* [Written request]: Copy out the listing that follows, exact in every word, and skip the images.

* [Input rows]:
····················
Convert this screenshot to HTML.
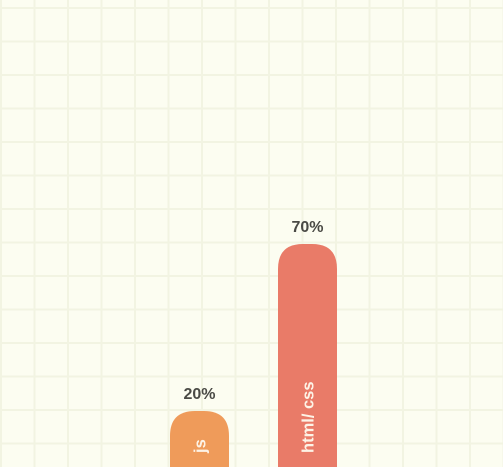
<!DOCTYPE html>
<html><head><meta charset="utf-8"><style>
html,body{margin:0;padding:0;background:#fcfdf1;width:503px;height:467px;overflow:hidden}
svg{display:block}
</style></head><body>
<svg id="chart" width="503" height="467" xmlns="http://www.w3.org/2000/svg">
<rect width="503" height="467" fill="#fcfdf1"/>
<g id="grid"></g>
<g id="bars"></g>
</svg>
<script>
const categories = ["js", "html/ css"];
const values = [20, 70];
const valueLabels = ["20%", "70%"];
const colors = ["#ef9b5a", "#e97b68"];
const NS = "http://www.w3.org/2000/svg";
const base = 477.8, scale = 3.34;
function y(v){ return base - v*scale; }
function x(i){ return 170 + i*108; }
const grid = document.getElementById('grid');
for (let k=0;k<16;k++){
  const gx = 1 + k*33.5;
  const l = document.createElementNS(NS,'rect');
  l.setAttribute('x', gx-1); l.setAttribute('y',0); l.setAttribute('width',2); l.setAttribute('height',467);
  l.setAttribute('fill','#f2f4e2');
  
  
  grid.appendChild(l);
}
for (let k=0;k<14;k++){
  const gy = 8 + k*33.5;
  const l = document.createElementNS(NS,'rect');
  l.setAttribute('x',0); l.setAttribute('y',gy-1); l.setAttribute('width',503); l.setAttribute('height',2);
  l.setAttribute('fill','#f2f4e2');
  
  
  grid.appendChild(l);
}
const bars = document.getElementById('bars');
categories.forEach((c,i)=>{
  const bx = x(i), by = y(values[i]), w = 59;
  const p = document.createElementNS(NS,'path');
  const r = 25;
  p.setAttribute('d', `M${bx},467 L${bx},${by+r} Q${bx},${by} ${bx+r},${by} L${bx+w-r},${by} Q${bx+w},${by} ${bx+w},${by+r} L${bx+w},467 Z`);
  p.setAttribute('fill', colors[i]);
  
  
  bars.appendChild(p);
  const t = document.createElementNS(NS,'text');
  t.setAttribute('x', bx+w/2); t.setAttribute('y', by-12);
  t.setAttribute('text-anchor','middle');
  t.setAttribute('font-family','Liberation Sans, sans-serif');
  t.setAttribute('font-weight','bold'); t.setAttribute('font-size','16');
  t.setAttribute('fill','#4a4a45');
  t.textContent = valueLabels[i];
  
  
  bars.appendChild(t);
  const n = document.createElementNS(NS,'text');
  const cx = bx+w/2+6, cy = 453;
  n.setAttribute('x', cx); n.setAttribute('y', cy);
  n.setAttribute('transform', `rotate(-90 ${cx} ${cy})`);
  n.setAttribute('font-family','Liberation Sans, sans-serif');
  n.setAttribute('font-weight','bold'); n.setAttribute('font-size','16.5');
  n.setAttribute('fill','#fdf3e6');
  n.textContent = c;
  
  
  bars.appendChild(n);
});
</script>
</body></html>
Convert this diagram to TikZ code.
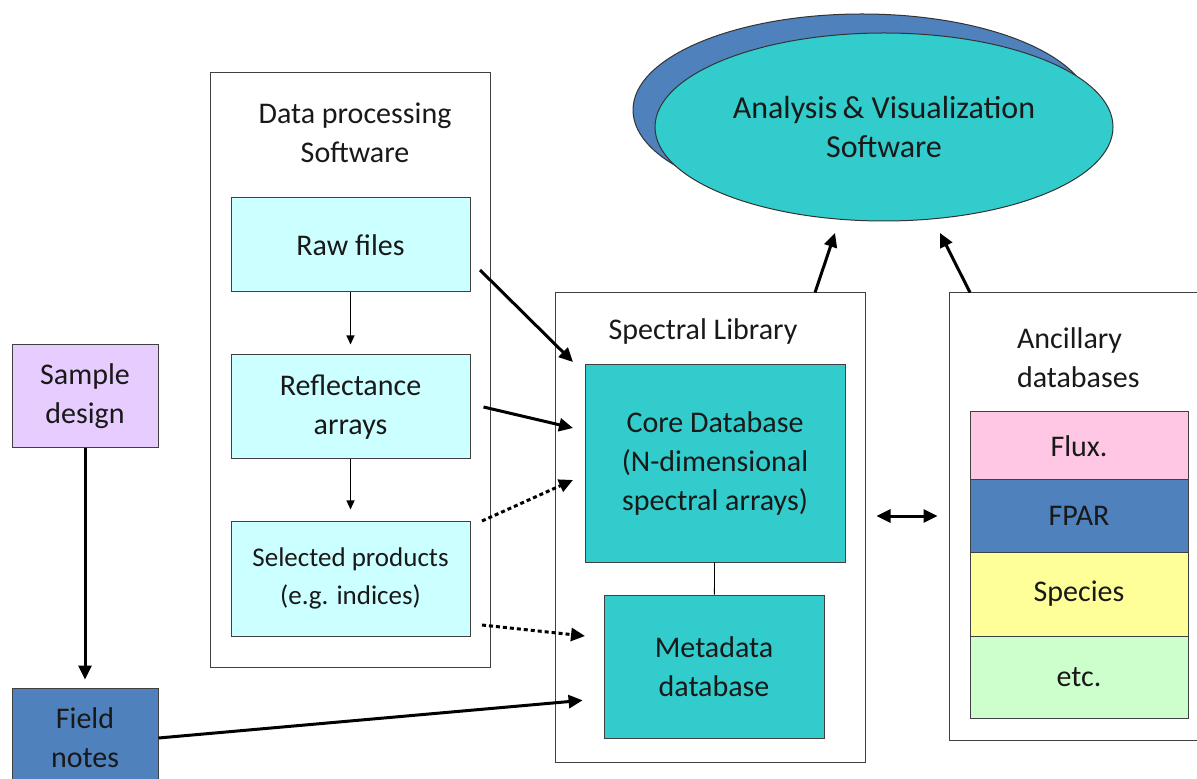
····················
* [Problem solution]:
Convert this screenshot to HTML.
<!DOCTYPE html>
<html><head><meta charset="utf-8"><style>
html,body{margin:0;padding:0;background:#fcfdf1;width:503px;height:467px;overflow:hidden}
svg{display:block}
</style></head><body>
<svg id="chart" width="503" height="467" xmlns="http://www.w3.org/2000/svg">
<rect width="503" height="467" fill="#fcfdf1"/>
<g id="grid"></g>
<g id="bars"></g>
</svg>
<script>
const categories = ["js", "html/ css"];
const values = [20, 70];
const valueLabels = ["20%", "70%"];
const colors = ["#ef9b5a", "#e97b68"];
const NS = "http://www.w3.org/2000/svg";
const base = 477.8, scale = 3.34;
function y(v){ return base - v*scale; }
function x(i){ return 170 + i*108; }
const grid = document.getElementById('grid');
for (let k=0;k<16;k++){
  const gx = 1 + k*33.5;
  const l = document.createElementNS(NS,'rect');
  l.setAttribute('x', gx-1); l.setAttribute('y',0); l.setAttribute('width',2); l.setAttribute('height',467);
  l.setAttribute('fill','#f2f4e2');
  
  
  grid.appendChild(l);
}
for (let k=0;k<14;k++){
  const gy = 8 + k*33.5;
  const l = document.createElementNS(NS,'rect');
  l.setAttribute('x',0); l.setAttribute('y',gy-1); l.setAttribute('width',503); l.setAttribute('height',2);
  l.setAttribute('fill','#f2f4e2');
  
  
  grid.appendChild(l);
}
const bars = document.getElementById('bars');
categories.forEach((c,i)=>{
  const bx = x(i), by = y(values[i]), w = 59;
  const p = document.createElementNS(NS,'path');
  const r = 25;
  p.setAttribute('d', `M${bx},467 L${bx},${by+r} Q${bx},${by} ${bx+r},${by} L${bx+w-r},${by} Q${bx+w},${by} ${bx+w},${by+r} L${bx+w},467 Z`);
  p.setAttribute('fill', colors[i]);
  
  
  bars.appendChild(p);
  const t = document.createElementNS(NS,'text');
  t.setAttribute('x', bx+w/2); t.setAttribute('y', by-12);
  t.setAttribute('text-anchor','middle');
  t.setAttribute('font-family','Liberation Sans, sans-serif');
  t.setAttribute('font-weight','bold'); t.setAttribute('font-size','16');
  t.setAttribute('fill','#4a4a45');
  t.textContent = valueLabels[i];
  
  
  bars.appendChild(t);
  const n = document.createElementNS(NS,'text');
  const cx = bx+w/2+6, cy = 453;
  n.setAttribute('x', cx); n.setAttribute('y', cy);
  n.setAttribute('transform', `rotate(-90 ${cx} ${cy})`);
  n.setAttribute('font-family','Liberation Sans, sans-serif');
  n.setAttribute('font-weight','bold'); n.setAttribute('font-size','16.5');
  n.setAttribute('fill','#fdf3e6');
  n.textContent = c;
  
  
  bars.appendChild(n);
});
</script>
</body></html>
Convert this diagram to TikZ code.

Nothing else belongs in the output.